This is not a joke. Democrats and a few Republicans in the House of Representatives passed a bill that would recognize a new race, the native Hawaiian race, and give its members special rights and privileges not given to any other Americans except for native Americans who are members of federal government recognized tribes. On February 23, 2010, the Unites States House of Representatives approved H.R. 2314, the Native Hawaiian Government Reorganization Act of 2010 by a vote of 245 (239 Democrats) to 164 (159 Republicans).

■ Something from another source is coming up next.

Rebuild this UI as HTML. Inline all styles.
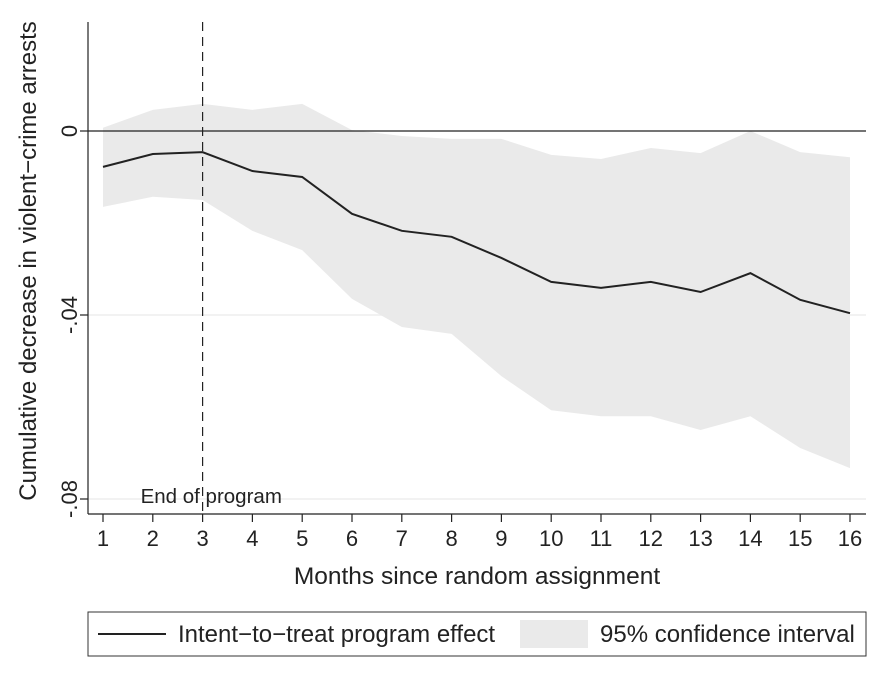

The following summary of H.R. 2314 was written by the Congressional Research Service, an arm of the Library of Congress:
Establishes the U.S. Office for Native Hawaiian Relations within the Office of the Secretary of the Interior. Establishes the Native Hawaiian Interagency Coordinating Group. Recognizes the right of the Native Hawaiian people to reorganize the single Native Hawaiian governing entity to provide for their common welfare and to adopt appropriate organic governing documents. Establishes a Commission to: (1) prepare and maintain a roll of the adult members of the Native Hawaiian community who elect to participate in such reorganization; and (2) certify that the adult members of the Native Hawaiian community proposed for inclusion on the roll meet the definition of Native Hawaiian. Outlines the process for the reorganization, which includes forming a Native Hawaiian Interim Governing Council. Reaffirms the special political and legal relationship between the United States and the Native Hawaiian governing entity upon certification required by the Secretary regarding the organic governing documents and the election of the entity’s officers. Extends federal recognition to the governing entity as the representative governing body of the Native Hawaiian people. Authorizes the United States, upon the reaffirmation of such political and legal relationship, together with the state of Hawaii, to enter into negotiations with the governing entity to lead to an agreement addressing specified matters, including the transfer of lands, natural resources, and other assets, and the protection of existing rights related to such lands or resources.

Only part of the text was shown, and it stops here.